Which lines hold the word "matplotlib"? Copy each of them from the material.

* Dataset section *
+++

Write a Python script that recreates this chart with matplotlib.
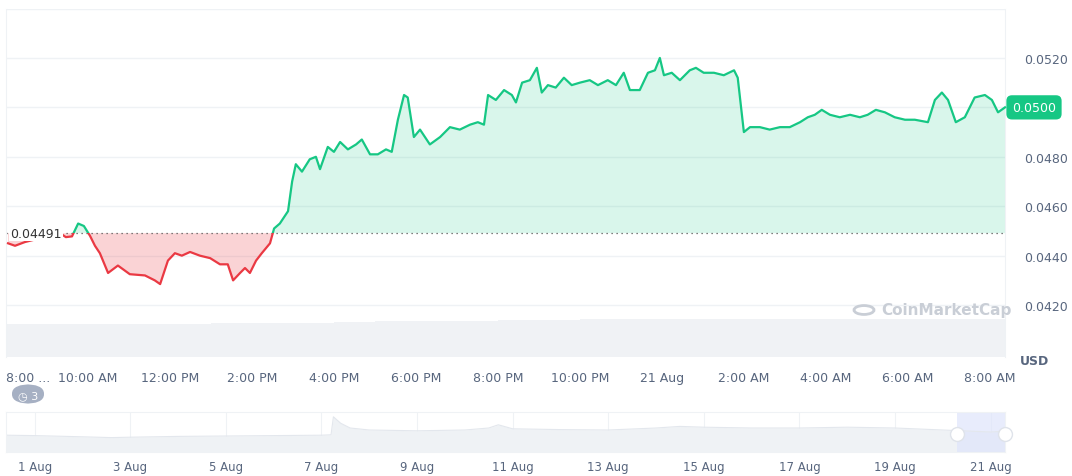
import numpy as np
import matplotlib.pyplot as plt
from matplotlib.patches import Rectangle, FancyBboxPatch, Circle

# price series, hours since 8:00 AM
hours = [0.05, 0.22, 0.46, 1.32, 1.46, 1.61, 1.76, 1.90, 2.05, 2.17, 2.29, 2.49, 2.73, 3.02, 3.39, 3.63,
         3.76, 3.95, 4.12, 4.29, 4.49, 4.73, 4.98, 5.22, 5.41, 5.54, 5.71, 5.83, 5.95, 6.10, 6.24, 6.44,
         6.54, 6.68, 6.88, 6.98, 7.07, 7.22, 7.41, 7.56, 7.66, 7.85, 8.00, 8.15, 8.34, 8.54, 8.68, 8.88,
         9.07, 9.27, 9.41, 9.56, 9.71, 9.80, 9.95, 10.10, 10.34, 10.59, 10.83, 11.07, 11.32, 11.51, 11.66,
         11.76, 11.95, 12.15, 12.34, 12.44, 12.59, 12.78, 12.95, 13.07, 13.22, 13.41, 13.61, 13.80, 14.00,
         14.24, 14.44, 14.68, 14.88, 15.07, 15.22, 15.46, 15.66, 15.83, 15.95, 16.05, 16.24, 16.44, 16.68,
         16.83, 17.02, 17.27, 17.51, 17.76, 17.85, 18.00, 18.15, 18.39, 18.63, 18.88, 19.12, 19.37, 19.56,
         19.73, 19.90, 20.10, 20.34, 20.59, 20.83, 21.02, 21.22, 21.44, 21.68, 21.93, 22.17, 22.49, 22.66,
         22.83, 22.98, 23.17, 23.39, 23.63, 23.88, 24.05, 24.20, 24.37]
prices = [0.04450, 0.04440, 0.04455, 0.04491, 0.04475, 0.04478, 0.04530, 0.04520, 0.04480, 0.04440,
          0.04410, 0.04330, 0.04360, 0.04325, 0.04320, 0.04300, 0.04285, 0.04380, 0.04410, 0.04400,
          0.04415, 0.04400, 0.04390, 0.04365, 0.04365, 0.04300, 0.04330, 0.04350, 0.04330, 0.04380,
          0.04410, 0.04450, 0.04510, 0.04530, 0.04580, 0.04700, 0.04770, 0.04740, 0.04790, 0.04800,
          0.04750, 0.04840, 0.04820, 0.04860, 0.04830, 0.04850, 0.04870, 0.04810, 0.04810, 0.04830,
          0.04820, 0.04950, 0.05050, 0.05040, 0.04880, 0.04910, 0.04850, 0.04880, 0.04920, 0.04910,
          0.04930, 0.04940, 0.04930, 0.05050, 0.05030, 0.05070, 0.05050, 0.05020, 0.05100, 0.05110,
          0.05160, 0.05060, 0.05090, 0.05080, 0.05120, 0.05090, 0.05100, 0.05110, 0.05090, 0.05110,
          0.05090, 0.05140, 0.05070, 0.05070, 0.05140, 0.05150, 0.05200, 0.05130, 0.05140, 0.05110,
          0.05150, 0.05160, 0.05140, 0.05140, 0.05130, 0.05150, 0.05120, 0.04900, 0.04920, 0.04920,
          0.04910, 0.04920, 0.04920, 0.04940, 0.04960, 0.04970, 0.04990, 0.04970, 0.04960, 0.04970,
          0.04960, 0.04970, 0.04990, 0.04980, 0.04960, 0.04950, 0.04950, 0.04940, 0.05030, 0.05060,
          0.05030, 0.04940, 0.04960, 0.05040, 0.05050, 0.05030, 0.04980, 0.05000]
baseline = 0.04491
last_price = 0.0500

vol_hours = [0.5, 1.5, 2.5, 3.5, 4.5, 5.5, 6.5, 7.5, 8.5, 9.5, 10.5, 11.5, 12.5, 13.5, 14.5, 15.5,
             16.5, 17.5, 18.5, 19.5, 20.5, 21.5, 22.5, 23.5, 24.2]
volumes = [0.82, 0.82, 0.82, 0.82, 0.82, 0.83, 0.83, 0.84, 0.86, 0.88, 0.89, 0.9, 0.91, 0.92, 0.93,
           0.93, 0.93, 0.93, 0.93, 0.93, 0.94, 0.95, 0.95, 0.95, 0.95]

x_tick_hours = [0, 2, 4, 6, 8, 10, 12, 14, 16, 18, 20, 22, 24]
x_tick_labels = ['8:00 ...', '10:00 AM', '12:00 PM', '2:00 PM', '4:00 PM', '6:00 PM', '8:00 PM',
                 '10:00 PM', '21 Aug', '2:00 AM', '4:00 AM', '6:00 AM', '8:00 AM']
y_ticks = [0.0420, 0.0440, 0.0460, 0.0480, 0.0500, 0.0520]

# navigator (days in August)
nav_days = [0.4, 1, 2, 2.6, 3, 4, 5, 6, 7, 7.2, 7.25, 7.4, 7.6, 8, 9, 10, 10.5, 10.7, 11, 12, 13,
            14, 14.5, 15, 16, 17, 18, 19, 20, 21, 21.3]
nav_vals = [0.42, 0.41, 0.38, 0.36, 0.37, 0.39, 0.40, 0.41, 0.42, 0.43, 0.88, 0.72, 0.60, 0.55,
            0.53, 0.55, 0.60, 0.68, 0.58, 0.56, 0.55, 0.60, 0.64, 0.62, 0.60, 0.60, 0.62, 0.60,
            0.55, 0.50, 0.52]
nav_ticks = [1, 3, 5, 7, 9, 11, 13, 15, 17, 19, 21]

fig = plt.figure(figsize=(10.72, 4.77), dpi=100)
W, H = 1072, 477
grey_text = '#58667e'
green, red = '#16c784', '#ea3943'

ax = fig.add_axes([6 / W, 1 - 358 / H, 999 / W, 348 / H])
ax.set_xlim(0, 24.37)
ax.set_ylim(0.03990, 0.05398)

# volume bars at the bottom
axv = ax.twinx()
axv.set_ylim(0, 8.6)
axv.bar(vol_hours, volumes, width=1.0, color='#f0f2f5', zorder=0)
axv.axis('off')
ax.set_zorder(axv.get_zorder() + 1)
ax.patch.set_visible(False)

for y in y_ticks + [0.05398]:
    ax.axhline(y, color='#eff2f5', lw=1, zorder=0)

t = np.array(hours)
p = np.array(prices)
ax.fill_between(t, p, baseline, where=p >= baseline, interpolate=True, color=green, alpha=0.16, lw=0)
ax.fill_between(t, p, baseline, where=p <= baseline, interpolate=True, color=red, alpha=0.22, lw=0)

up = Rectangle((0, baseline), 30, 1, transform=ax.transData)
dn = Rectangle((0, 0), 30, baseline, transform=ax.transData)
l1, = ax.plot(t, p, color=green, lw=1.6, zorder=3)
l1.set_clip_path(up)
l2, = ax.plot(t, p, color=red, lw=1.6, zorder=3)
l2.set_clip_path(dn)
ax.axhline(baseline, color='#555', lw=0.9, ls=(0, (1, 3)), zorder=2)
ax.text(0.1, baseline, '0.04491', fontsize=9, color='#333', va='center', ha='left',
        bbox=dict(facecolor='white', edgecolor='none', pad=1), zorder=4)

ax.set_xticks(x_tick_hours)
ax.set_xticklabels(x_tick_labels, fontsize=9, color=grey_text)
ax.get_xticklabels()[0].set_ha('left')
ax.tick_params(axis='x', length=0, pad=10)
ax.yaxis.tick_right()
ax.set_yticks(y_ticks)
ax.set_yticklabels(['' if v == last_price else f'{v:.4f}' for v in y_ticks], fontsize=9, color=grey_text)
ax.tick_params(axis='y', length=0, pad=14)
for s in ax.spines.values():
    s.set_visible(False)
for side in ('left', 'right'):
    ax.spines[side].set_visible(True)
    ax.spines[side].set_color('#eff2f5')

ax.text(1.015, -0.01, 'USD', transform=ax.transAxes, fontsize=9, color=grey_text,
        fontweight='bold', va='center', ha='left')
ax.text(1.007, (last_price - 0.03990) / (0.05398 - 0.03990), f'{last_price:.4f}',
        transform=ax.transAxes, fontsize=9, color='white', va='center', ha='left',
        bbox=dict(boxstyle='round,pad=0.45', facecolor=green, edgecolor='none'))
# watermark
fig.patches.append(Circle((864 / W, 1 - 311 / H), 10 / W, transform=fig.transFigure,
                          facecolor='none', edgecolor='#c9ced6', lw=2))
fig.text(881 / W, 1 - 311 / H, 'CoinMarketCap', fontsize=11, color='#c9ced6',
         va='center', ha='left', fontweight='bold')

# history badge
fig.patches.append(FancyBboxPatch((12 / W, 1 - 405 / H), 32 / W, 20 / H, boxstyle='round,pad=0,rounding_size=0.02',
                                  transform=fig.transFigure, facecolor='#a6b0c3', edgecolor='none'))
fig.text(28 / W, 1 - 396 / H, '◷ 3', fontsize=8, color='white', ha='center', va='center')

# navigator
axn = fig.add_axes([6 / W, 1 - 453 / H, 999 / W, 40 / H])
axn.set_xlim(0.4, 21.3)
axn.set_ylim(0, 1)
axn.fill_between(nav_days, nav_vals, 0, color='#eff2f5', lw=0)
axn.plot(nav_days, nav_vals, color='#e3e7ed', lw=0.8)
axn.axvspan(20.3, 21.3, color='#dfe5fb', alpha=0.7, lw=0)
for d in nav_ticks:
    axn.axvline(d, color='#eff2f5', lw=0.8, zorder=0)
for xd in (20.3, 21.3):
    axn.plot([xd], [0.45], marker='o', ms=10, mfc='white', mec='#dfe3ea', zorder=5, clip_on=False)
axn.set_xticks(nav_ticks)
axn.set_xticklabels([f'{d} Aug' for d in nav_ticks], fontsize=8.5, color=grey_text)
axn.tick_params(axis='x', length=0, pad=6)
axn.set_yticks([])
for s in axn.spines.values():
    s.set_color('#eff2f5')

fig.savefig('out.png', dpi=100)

+++

* The result *
Write a Python script that recreates this chart with matplotlib.
import matplotlib.pyplot as plt
from matplotlib.patches import Rectangle, FancyBboxPatch, Circle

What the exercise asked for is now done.